Duration: approx. 3 hours (including travel to and from Amelisweerd)
- Departure
- Time: 13.30
- Location: bus stop “Janskerkhof”
- Bus: 73 or 77 to bus stop “CS Jaarbeurszijde” & 341 to bus stop “Oud-Amelisweerd”
- Arrival: 14.00 at bus stop “Oud-Amelisweerd”
- Return
- Time: 17.00
- Location: bus stop “Oud-Amelisweerd”
- Bus: 341 to bus stop “CS Jaarbeurszijde” & bus 77, 350, or 8 to bus stop “Janskerkhof”
- Arrival: 17.30 at bus stop “Janskerkhof”
6. Textures of Resistance
Location: JK2–3, 1.17
Facilitators: Off the Menu Research Group (philine.schiller@uni-a.de)
Is resistance as hard as a diamond or as soft as a feather? Or is it perhaps both all at once, refusing to adhere to an either/or binary? And beyond texture alone, how does resistance taste?
Focusing on water and its plethora of forms, this performative workshop invites participants to collectively “bite” into different watery bodies by blending tactile, visual, and gustatory elements. Departing from and translating the work of our research group, “Off the Menu: Appetites, Culture, and Environment” based at the University of Augsburg, we will share salty and sweet and icy tastes, reflecting on liquids and solids and the worlds in between. How does texture shape more-than-human agency and resistance?
Our contribution to the 2026 EASLCE Conference takes its inspiration from the sensory research of food studies scholar Daniel Bender and furthers his belief that taste, which is to say the tongue and the teeth and the nose, is a form of ecocriticism. In short, our participatory workshop spotlights the intersections between materiality and agency and taste, asking how melting, cracking, or shifting ice refracts different textures of resistance within more-than-human worlds.
Duration: approx. 2 hours
7. Narrative Games and Multispecies Storytelling
Location: JK2–3, 2.19
Facilitator: Laura op de Beke (l.h.opdebeke@uu.nl)
Sign up for this session to spend a cozy 2 hours playing multispecies storytelling games, featuring a selection curated (and run) by Laura op de Beke, Assistant Professor of Interactive Media at the UU (and seasoned DM).

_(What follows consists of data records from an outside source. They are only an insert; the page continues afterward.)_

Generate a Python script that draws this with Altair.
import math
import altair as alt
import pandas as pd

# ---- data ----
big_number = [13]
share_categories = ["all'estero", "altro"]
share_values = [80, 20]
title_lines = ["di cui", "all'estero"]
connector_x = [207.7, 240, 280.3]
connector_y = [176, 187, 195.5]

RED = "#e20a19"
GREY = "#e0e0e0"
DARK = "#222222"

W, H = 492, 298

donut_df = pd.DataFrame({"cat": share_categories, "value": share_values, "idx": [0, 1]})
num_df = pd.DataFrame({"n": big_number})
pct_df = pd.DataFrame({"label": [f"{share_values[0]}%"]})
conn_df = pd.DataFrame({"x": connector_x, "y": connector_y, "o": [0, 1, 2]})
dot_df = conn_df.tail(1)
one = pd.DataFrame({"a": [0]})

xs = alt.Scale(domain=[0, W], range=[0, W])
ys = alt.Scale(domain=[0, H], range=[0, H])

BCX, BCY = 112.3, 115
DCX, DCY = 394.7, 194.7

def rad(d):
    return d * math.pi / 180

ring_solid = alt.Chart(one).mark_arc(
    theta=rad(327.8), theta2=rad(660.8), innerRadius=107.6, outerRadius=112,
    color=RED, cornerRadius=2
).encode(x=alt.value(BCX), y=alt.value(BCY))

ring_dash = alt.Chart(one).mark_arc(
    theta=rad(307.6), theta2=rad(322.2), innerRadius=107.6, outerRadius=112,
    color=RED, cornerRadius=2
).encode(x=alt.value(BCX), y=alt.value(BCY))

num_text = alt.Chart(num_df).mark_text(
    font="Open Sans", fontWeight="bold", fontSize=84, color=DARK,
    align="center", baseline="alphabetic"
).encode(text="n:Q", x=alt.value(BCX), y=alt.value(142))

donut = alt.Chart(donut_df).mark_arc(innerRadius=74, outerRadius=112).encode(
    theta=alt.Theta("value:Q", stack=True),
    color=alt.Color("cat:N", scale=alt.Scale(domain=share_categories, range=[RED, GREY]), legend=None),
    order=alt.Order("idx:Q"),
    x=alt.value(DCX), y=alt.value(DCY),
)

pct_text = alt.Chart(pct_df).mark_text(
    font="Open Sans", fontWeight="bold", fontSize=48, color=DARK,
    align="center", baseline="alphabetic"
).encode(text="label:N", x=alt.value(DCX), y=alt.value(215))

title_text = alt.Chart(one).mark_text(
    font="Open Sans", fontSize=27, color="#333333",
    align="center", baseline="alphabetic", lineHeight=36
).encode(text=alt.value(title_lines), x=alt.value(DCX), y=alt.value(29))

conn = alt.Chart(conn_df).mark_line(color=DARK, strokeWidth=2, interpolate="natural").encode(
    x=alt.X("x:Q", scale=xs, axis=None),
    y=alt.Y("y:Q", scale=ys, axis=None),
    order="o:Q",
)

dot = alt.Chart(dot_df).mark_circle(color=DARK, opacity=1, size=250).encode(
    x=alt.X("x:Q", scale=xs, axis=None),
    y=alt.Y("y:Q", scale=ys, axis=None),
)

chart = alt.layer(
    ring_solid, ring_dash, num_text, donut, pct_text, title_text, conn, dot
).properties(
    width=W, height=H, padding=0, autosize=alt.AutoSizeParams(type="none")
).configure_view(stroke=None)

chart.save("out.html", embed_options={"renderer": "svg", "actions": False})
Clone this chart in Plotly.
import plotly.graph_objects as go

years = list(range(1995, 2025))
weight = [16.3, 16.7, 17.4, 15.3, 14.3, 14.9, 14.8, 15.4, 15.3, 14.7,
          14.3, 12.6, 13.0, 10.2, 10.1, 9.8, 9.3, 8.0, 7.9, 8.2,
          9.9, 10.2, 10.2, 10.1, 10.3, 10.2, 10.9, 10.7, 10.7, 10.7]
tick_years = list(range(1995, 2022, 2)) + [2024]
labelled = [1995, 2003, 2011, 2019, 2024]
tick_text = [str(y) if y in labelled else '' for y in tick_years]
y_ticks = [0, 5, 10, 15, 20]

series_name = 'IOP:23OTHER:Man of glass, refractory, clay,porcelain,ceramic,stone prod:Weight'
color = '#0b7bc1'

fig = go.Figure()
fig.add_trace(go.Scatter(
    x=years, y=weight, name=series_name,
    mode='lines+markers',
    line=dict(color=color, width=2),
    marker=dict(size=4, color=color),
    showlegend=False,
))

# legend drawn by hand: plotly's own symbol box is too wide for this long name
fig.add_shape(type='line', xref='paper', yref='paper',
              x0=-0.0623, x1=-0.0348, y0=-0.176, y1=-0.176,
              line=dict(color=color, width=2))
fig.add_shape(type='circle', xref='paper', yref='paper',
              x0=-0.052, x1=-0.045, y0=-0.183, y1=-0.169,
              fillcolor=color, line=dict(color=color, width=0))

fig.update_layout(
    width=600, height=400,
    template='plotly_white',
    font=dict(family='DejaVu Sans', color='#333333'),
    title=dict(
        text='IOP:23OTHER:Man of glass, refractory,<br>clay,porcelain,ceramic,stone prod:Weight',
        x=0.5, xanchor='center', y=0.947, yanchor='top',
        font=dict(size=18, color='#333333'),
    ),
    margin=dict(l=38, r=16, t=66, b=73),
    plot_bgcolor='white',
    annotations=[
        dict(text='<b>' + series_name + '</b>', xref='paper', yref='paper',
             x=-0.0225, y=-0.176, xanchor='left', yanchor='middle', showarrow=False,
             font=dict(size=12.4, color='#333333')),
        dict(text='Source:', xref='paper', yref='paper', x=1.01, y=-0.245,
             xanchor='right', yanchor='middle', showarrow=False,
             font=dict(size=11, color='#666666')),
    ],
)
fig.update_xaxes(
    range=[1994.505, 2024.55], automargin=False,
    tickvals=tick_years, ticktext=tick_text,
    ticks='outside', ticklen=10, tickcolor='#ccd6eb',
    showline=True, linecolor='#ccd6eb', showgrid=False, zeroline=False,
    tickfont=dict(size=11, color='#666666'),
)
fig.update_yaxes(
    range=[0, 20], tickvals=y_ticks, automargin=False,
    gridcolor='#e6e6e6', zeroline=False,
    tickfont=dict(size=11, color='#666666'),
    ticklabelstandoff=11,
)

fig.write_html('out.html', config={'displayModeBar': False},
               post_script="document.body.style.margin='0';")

For a peek at the selection check out this link.
Duration: approx. 2 hours
8. To Whom It May Concern
Location: Sonnenborgh Museum and Observatory
(See below for directions)
Facilitator: Tanja Koning (t.koning@sonnenborgh.nl)
Join us for an excursion to the Sonnenborgh Museum and Observatory, an astronomical observatory founded in 1853 by C. H. D. Buys Ballot and located on the only surviving bastion of Utrecht’s city walls.
You will get to explore the observatory as well as their current exhibition, “Op Aarde” (On Earth). This immersive exhibition offers a multi-sensory journey through image, sound, and touch, inviting visitors to reflect on our relationship with the Earth and the role of storytelling in a time of environmental crisis.
After the visit, you are invited to take part in a guided creative writing workshop led by exhibition curator Tanja Koning. Participants will be invited to write a letter to the Earth, reflecting on the themes and experiences of the exhibition. Those who wish will have the opportunity to share and discuss their letters with the group. The letters produced during the workshop will become part of a growing participatory archive of letters to the Earth, collected as part of an ongoing collaboration between Utrecht University and the Sonnenborgh Museum exploring the role of narrative and emotion in climate communication. (Contributing a letter to the archive is entirely optional.)
Duration: 3 hours
The excursion will take place at Sonnenborgh Museum & Sterrenwacht, which is about a 15-minute walk from the location of the conference (Janskerkhof). The visit to the exhibition will start at 14.00, so please start making your way from Janskerkhof no later than 13.45.
We expect the creative writing workshop to end at around 17.00, so that we will be back in time for the reception!